### Job
Transcribe the lines below verbatim, skipping the images.

>> Start Collected data

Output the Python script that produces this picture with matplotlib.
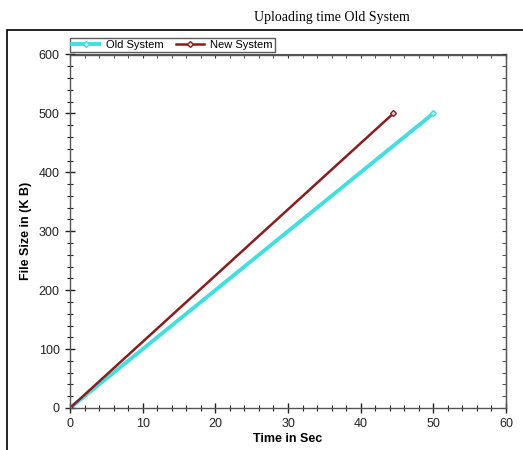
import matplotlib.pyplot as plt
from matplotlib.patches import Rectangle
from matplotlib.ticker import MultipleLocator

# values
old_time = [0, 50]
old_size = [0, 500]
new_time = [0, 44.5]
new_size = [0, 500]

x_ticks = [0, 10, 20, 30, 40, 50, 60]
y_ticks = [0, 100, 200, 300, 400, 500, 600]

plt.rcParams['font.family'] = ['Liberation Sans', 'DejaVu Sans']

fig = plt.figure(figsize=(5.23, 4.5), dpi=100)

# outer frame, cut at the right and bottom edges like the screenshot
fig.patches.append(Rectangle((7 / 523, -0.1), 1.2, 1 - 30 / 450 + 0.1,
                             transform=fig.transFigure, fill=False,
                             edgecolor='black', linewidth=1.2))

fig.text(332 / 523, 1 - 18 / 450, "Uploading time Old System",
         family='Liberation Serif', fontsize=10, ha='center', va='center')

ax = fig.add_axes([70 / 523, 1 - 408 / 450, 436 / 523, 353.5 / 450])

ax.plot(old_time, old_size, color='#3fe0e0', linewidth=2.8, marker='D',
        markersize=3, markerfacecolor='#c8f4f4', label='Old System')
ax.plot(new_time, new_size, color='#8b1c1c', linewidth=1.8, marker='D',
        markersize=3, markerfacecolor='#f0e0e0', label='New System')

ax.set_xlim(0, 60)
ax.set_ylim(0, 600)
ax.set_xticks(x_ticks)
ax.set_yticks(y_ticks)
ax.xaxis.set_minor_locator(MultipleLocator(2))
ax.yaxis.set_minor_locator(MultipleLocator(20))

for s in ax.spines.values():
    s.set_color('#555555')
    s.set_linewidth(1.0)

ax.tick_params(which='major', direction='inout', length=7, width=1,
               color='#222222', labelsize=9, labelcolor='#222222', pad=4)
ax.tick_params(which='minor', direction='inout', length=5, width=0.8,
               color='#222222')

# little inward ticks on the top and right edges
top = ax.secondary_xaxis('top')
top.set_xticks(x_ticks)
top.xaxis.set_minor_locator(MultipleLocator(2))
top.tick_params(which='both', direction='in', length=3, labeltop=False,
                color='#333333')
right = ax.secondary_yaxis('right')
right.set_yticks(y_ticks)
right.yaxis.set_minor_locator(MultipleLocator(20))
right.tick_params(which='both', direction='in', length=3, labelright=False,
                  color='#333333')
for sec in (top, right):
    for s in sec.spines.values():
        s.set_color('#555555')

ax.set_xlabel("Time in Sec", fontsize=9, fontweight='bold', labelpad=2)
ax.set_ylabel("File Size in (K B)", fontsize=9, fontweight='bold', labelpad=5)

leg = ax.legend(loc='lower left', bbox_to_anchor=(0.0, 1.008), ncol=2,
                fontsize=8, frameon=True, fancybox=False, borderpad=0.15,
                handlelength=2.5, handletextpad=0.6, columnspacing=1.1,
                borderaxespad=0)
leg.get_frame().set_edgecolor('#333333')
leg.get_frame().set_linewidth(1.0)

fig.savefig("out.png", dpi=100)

>> End Collected data

### Problem solution
Output the Python script that produces this picture with matplotlib.
import matplotlib.pyplot as plt
from matplotlib.patches import Rectangle
from matplotlib.ticker import MultipleLocator

# values
old_time = [0, 50]
old_size = [0, 500]
new_time = [0, 44.5]
new_size = [0, 500]

x_ticks = [0, 10, 20, 30, 40, 50, 60]
y_ticks = [0, 100, 200, 300, 400, 500, 600]

plt.rcParams['font.family'] = ['Liberation Sans', 'DejaVu Sans']

fig = plt.figure(figsize=(5.23, 4.5), dpi=100)

# outer frame, cut at the right and bottom edges like the screenshot
fig.patches.append(Rectangle((7 / 523, -0.1), 1.2, 1 - 30 / 450 + 0.1,
                             transform=fig.transFigure, fill=False,
                             edgecolor='black', linewidth=1.2))

fig.text(332 / 523, 1 - 18 / 450, "Uploading time Old System",
         family='Liberation Serif', fontsize=10, ha='center', va='center')

ax = fig.add_axes([70 / 523, 1 - 408 / 450, 436 / 523, 353.5 / 450])

ax.plot(old_time, old_size, color='#3fe0e0', linewidth=2.8, marker='D',
        markersize=3, markerfacecolor='#c8f4f4', label='Old System')
ax.plot(new_time, new_size, color='#8b1c1c', linewidth=1.8, marker='D',
        markersize=3, markerfacecolor='#f0e0e0', label='New System')

ax.set_xlim(0, 60)
ax.set_ylim(0, 600)
ax.set_xticks(x_ticks)
ax.set_yticks(y_ticks)
ax.xaxis.set_minor_locator(MultipleLocator(2))
ax.yaxis.set_minor_locator(MultipleLocator(20))

for s in ax.spines.values():
    s.set_color('#555555')
    s.set_linewidth(1.0)

ax.tick_params(which='major', direction='inout', length=7, width=1,
               color='#222222', labelsize=9, labelcolor='#222222', pad=4)
ax.tick_params(which='minor', direction='inout', length=5, width=0.8,
               color='#222222')

# little inward ticks on the top and right edges
top = ax.secondary_xaxis('top')
top.set_xticks(x_ticks)
top.xaxis.set_minor_locator(MultipleLocator(2))
top.tick_params(which='both', direction='in', length=3, labeltop=False,
                color='#333333')
right = ax.secondary_yaxis('right')
right.set_yticks(y_ticks)
right.yaxis.set_minor_locator(MultipleLocator(20))
right.tick_params(which='both', direction='in', length=3, labelright=False,
                  color='#333333')
for sec in (top, right):
    for s in sec.spines.values():
        s.set_color('#555555')

ax.set_xlabel("Time in Sec", fontsize=9, fontweight='bold', labelpad=2)
ax.set_ylabel("File Size in (K B)", fontsize=9, fontweight='bold', labelpad=5)

leg = ax.legend(loc='lower left', bbox_to_anchor=(0.0, 1.008), ncol=2,
                fontsize=8, frameon=True, fancybox=False, borderpad=0.15,
                handlelength=2.5, handletextpad=0.6, columnspacing=1.1,
                borderaxespad=0)
leg.get_frame().set_edgecolor('#333333')
leg.get_frame().set_linewidth(1.0)

fig.savefig("out.png", dpi=100)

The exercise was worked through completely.